======== Recorded data ========

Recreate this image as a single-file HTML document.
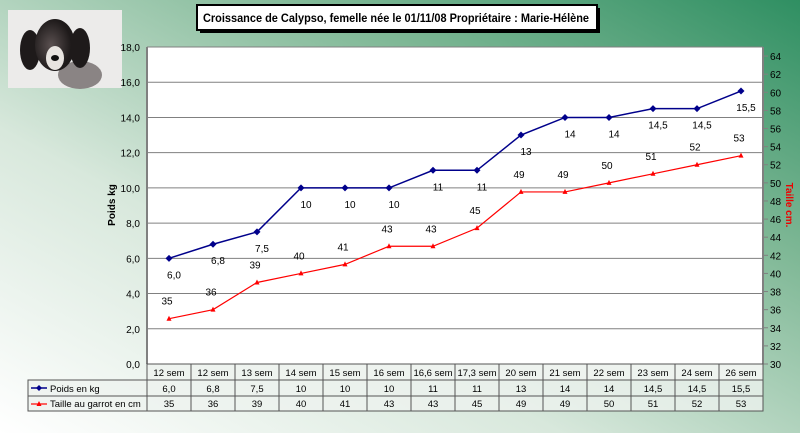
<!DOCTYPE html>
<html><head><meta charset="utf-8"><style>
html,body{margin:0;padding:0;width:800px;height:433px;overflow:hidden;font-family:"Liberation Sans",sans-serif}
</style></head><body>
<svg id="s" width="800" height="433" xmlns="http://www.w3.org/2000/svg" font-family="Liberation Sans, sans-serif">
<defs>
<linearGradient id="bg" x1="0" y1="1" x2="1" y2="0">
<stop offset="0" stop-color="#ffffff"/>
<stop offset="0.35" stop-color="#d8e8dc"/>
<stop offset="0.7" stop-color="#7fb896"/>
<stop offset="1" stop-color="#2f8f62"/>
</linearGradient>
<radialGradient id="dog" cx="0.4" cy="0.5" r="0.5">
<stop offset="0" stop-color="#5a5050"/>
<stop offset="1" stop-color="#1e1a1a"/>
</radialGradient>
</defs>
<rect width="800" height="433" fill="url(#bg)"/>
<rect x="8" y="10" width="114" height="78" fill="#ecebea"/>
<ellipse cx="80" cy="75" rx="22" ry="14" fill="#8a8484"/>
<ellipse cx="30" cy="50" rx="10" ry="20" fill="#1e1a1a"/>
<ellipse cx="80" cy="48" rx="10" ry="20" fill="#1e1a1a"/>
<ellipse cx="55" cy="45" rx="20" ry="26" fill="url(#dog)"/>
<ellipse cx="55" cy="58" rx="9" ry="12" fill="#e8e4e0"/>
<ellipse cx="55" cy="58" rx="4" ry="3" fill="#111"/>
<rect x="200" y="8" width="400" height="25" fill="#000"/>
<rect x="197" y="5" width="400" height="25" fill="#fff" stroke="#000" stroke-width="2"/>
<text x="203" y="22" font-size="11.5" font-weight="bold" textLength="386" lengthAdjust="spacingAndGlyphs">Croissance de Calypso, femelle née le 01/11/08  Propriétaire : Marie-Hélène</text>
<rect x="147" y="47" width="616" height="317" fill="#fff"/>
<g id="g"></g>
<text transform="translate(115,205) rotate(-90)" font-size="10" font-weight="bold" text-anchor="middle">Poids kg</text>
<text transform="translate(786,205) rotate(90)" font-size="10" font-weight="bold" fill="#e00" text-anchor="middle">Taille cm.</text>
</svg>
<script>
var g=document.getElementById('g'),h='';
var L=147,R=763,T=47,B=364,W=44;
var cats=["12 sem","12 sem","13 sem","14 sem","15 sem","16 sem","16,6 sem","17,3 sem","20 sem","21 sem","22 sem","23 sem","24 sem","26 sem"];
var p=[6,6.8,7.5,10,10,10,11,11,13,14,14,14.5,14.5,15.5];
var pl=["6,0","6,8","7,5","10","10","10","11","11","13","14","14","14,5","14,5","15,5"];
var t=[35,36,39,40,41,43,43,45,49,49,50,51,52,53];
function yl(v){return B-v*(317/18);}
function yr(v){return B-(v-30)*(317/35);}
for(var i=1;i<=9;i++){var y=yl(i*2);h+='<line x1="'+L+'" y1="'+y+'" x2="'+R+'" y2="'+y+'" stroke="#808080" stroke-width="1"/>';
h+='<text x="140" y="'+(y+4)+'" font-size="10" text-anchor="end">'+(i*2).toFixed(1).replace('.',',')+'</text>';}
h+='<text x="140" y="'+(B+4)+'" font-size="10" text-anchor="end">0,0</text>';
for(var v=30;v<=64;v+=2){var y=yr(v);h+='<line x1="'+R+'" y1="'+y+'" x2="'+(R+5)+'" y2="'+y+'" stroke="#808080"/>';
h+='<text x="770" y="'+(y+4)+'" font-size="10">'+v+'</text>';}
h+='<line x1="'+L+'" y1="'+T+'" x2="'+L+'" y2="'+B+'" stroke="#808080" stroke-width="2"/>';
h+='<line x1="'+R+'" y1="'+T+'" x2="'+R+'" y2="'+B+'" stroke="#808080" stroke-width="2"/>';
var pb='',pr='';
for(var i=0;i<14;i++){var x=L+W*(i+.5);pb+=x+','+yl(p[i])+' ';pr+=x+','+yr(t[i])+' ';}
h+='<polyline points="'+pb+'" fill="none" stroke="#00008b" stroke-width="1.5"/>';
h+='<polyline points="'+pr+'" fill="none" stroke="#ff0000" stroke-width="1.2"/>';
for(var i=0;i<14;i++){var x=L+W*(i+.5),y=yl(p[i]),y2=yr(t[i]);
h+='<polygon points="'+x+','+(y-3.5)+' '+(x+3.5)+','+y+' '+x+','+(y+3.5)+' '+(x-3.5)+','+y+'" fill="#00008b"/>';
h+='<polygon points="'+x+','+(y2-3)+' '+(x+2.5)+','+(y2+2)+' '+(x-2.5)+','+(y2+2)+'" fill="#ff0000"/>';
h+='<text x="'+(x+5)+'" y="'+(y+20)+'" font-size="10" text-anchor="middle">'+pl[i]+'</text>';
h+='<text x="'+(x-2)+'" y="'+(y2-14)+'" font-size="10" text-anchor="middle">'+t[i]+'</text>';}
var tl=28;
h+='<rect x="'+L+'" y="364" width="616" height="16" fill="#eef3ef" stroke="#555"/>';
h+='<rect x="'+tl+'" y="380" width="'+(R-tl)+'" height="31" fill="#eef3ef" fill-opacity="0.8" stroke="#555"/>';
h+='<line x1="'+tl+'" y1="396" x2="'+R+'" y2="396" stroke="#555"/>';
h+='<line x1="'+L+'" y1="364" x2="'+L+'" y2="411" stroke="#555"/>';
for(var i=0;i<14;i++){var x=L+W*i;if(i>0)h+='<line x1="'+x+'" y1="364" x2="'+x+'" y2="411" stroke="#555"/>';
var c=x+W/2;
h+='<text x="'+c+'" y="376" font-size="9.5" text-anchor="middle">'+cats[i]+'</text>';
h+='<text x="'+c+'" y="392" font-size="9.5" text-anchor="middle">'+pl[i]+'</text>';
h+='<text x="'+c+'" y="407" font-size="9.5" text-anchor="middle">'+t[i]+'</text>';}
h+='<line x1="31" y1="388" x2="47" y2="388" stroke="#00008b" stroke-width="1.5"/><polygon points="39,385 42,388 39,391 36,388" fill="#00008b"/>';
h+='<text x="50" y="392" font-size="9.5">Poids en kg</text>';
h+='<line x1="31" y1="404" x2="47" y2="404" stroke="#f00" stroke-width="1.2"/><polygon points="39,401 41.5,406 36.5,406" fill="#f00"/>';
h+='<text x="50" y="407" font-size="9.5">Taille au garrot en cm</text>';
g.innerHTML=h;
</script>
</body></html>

========

Problem to work on:
Leave out the pictures and retype every line above exactly.

Solution:
Recreate this image as a single-file HTML document.
<!DOCTYPE html>
<html><head><meta charset="utf-8"><style>
html,body{margin:0;padding:0;width:800px;height:433px;overflow:hidden;font-family:"Liberation Sans",sans-serif}
</style></head><body>
<svg id="s" width="800" height="433" xmlns="http://www.w3.org/2000/svg" font-family="Liberation Sans, sans-serif">
<defs>
<linearGradient id="bg" x1="0" y1="1" x2="1" y2="0">
<stop offset="0" stop-color="#ffffff"/>
<stop offset="0.35" stop-color="#d8e8dc"/>
<stop offset="0.7" stop-color="#7fb896"/>
<stop offset="1" stop-color="#2f8f62"/>
</linearGradient>
<radialGradient id="dog" cx="0.4" cy="0.5" r="0.5">
<stop offset="0" stop-color="#5a5050"/>
<stop offset="1" stop-color="#1e1a1a"/>
</radialGradient>
</defs>
<rect width="800" height="433" fill="url(#bg)"/>
<rect x="8" y="10" width="114" height="78" fill="#ecebea"/>
<ellipse cx="80" cy="75" rx="22" ry="14" fill="#8a8484"/>
<ellipse cx="30" cy="50" rx="10" ry="20" fill="#1e1a1a"/>
<ellipse cx="80" cy="48" rx="10" ry="20" fill="#1e1a1a"/>
<ellipse cx="55" cy="45" rx="20" ry="26" fill="url(#dog)"/>
<ellipse cx="55" cy="58" rx="9" ry="12" fill="#e8e4e0"/>
<ellipse cx="55" cy="58" rx="4" ry="3" fill="#111"/>
<rect x="200" y="8" width="400" height="25" fill="#000"/>
<rect x="197" y="5" width="400" height="25" fill="#fff" stroke="#000" stroke-width="2"/>
<text x="203" y="22" font-size="11.5" font-weight="bold" textLength="386" lengthAdjust="spacingAndGlyphs">Croissance de Calypso, femelle née le 01/11/08  Propriétaire : Marie-Hélène</text>
<rect x="147" y="47" width="616" height="317" fill="#fff"/>
<g id="g"></g>
<text transform="translate(115,205) rotate(-90)" font-size="10" font-weight="bold" text-anchor="middle">Poids kg</text>
<text transform="translate(786,205) rotate(90)" font-size="10" font-weight="bold" fill="#e00" text-anchor="middle">Taille cm.</text>
</svg>
<script>
var g=document.getElementById('g'),h='';
var L=147,R=763,T=47,B=364,W=44;
var cats=["12 sem","12 sem","13 sem","14 sem","15 sem","16 sem","16,6 sem","17,3 sem","20 sem","21 sem","22 sem","23 sem","24 sem","26 sem"];
var p=[6,6.8,7.5,10,10,10,11,11,13,14,14,14.5,14.5,15.5];
var pl=["6,0","6,8","7,5","10","10","10","11","11","13","14","14","14,5","14,5","15,5"];
var t=[35,36,39,40,41,43,43,45,49,49,50,51,52,53];
function yl(v){return B-v*(317/18);}
function yr(v){return B-(v-30)*(317/35);}
for(var i=1;i<=9;i++){var y=yl(i*2);h+='<line x1="'+L+'" y1="'+y+'" x2="'+R+'" y2="'+y+'" stroke="#808080" stroke-width="1"/>';
h+='<text x="140" y="'+(y+4)+'" font-size="10" text-anchor="end">'+(i*2).toFixed(1).replace('.',',')+'</text>';}
h+='<text x="140" y="'+(B+4)+'" font-size="10" text-anchor="end">0,0</text>';
for(var v=30;v<=64;v+=2){var y=yr(v);h+='<line x1="'+R+'" y1="'+y+'" x2="'+(R+5)+'" y2="'+y+'" stroke="#808080"/>';
h+='<text x="770" y="'+(y+4)+'" font-size="10">'+v+'</text>';}
h+='<line x1="'+L+'" y1="'+T+'" x2="'+L+'" y2="'+B+'" stroke="#808080" stroke-width="2"/>';
h+='<line x1="'+R+'" y1="'+T+'" x2="'+R+'" y2="'+B+'" stroke="#808080" stroke-width="2"/>';
var pb='',pr='';
for(var i=0;i<14;i++){var x=L+W*(i+.5);pb+=x+','+yl(p[i])+' ';pr+=x+','+yr(t[i])+' ';}
h+='<polyline points="'+pb+'" fill="none" stroke="#00008b" stroke-width="1.5"/>';
h+='<polyline points="'+pr+'" fill="none" stroke="#ff0000" stroke-width="1.2"/>';
for(var i=0;i<14;i++){var x=L+W*(i+.5),y=yl(p[i]),y2=yr(t[i]);
h+='<polygon points="'+x+','+(y-3.5)+' '+(x+3.5)+','+y+' '+x+','+(y+3.5)+' '+(x-3.5)+','+y+'" fill="#00008b"/>';
h+='<polygon points="'+x+','+(y2-3)+' '+(x+2.5)+','+(y2+2)+' '+(x-2.5)+','+(y2+2)+'" fill="#ff0000"/>';
h+='<text x="'+(x+5)+'" y="'+(y+20)+'" font-size="10" text-anchor="middle">'+pl[i]+'</text>';
h+='<text x="'+(x-2)+'" y="'+(y2-14)+'" font-size="10" text-anchor="middle">'+t[i]+'</text>';}
var tl=28;
h+='<rect x="'+L+'" y="364" width="616" height="16" fill="#eef3ef" stroke="#555"/>';
h+='<rect x="'+tl+'" y="380" width="'+(R-tl)+'" height="31" fill="#eef3ef" fill-opacity="0.8" stroke="#555"/>';
h+='<line x1="'+tl+'" y1="396" x2="'+R+'" y2="396" stroke="#555"/>';
h+='<line x1="'+L+'" y1="364" x2="'+L+'" y2="411" stroke="#555"/>';
for(var i=0;i<14;i++){var x=L+W*i;if(i>0)h+='<line x1="'+x+'" y1="364" x2="'+x+'" y2="411" stroke="#555"/>';
var c=x+W/2;
h+='<text x="'+c+'" y="376" font-size="9.5" text-anchor="middle">'+cats[i]+'</text>';
h+='<text x="'+c+'" y="392" font-size="9.5" text-anchor="middle">'+pl[i]+'</text>';
h+='<text x="'+c+'" y="407" font-size="9.5" text-anchor="middle">'+t[i]+'</text>';}
h+='<line x1="31" y1="388" x2="47" y2="388" stroke="#00008b" stroke-width="1.5"/><polygon points="39,385 42,388 39,391 36,388" fill="#00008b"/>';
h+='<text x="50" y="392" font-size="9.5">Poids en kg</text>';
h+='<line x1="31" y1="404" x2="47" y2="404" stroke="#f00" stroke-width="1.2"/><polygon points="39,401 41.5,406 36.5,406" fill="#f00"/>';
h+='<text x="50" y="407" font-size="9.5">Taille au garrot en cm</text>';
g.innerHTML=h;
</script>
</body></html>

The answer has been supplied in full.